Tuesday, May 29, 2012

They call me Vinocasa

My name (Amy, if you didn't know), doesn't exist in the Spanish language. I remember the first day in my 7th grade Spanish class the teacher gave us all the Spanish equivalents of our names, which were to be used for the whole year. Michael becomes Miguel, Kristen becomes Cristina, easy enough. When the teacher got to my name on the list she thought for a minute and said she would get back to me the next day. She came back with Amada, which is simply the translation of the Latin root of my named, meaning beloved. I've never heard of someone actually being named Amada, but it worked for the time.

Fast forward over ten years and my name is still just as problematic in Spanish. My students who have only ever heard my name pronounced spell it something like Eimi or Eymi. Many genuinely think it's Emily. Those who see it written pronounce it Ah-mee. When I pronounce my name for someone else to write it down, I say Ah-mee and it usually gets written down as Ami. I just can't win.

However, pop culture has given me a saving grace. I can't tell you how many times I've met someone and they respond with a frown. Your name is what? Amy, I respond. They pause for a moment, puzzled. Oh! Like Amy Winehouse! The first few times this happened it was funny. Then annoying. Now I'll actually throw it out there to help people wrap their heads around this strange name I go by.

A few Spanish friends have latched on to this and turned it in to a joke, and I now respond to Vinocasa. (Winehouse. Vinocasa. Get it? Yes it's that silly.)
Now I just wish there was a slightly less tragic celebrity who can bring some recognition to my name and convince Spaniards I'm not making it up.


Wednesday, May 23, 2012

Up in the air

My life and future are up in the air. I've played all of my cards and am now waiting to see what the dealer has. I've turned in paperwork, applied for jobs, been turned down by a whole lot and gotten some feedback on others. But at the end of the day, I still don't know where I'll be in the fall.

The idea of not coming back to Spain was just never an option in my head. Go back to California? Yeah right. Is the sun still shining in Andalucía? Of course. That's where my life is. That's where I'm going to be. Over the past months every time the novio started worrying about me having to leave I just assured him, "When there's something I really want, I find a way to get it."
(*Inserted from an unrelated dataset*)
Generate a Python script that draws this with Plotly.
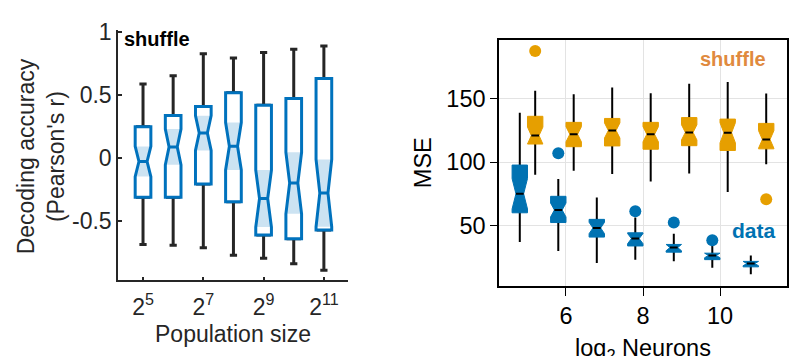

Here's what I know: I have a position somewhere in Andalucía repeating the program I've been in for the last two years. It could be in a little pueblo in Huelva. It could be in Granada. It could be right back here in Málaga. I'm sitting here twiddling my thumbs waiting to find out. This wait drove me nuts last year, but this year there's a new loose end. Planning my future now involves two people finding jobs in the same city, not an easy task in a country with over 30% unemployment.

For now I'm considering myself lucky to have work in an English camp for the summer and to at least have something for the fall. With only a week left at my current school, I'm going to try to focus on saying my goodbyes and being grateful for what I have.
Grateful for days hiking in El Torcal, Antequera...

and random weekend trips to Barcelona, just because there were cheap flights

Wednesday, May 2, 2012

The Spaniard

All right, I guess it's about time I stop tip toeing around the topic. There's a significant other in my life. And he just so happens to be Spanish.
 Let me take you back over a year ago to last March to a little weekend trip to Granada. I was visiting a fellow English teacher friend, and we went hiking with an extended group of friends. Leading the hike was the cousin of a friend of a friend of my friend, (Yes you read that correctly) and he just knocked my socks off. We climbed a mountain. We got a little lost. We ate chocolate. We lied on our backs and looked for shapes in the clouds (I remember seeing a dragon). At the end of the day we said goodbye to each other and to everyone else in the group. I went back to my life in Málaga, and him to his in Granada.

I remember thinking after, "Wow, that guy was awfully nice. He's funny, he's handsome, and he seems like a really good guy. Too bad he lives in Granada." Little did I know he was thinking the same of me.
In his element, amongst Roman ruins
Well thank goodness for facebook because even though we didn't see each other the rest of the year, we kept in touch. We chatted occasionally over the months, asking how each others summers were going, I told him how excited I was to be returning to Spain in the fall and all the San Miguel, jamón, and olives I was missing. He promised to show me all of Granada's best tapas when I returned.

September rolled around and one of my very first weeks back at work Spain gave us a lovely Wednesday off from work. Some girlfriends and I decided we wanted to spend the day tapeando in the best place in Spain to do so, Granada. I thought "Hey, there's a guy I know there that I wouldn't mind seeing again." So seven months after we met, we saw each other for the second time.

We picked up right where we had left off in March, and the rest is history. Now we've been together for nearly seven months, spending weekends bouncing back and forth between Granada and Málaga. As this school year draws to an end, I don't know what life has in store for me come summer and fall, but we're both doing everything we can to make sure that he's a part of it.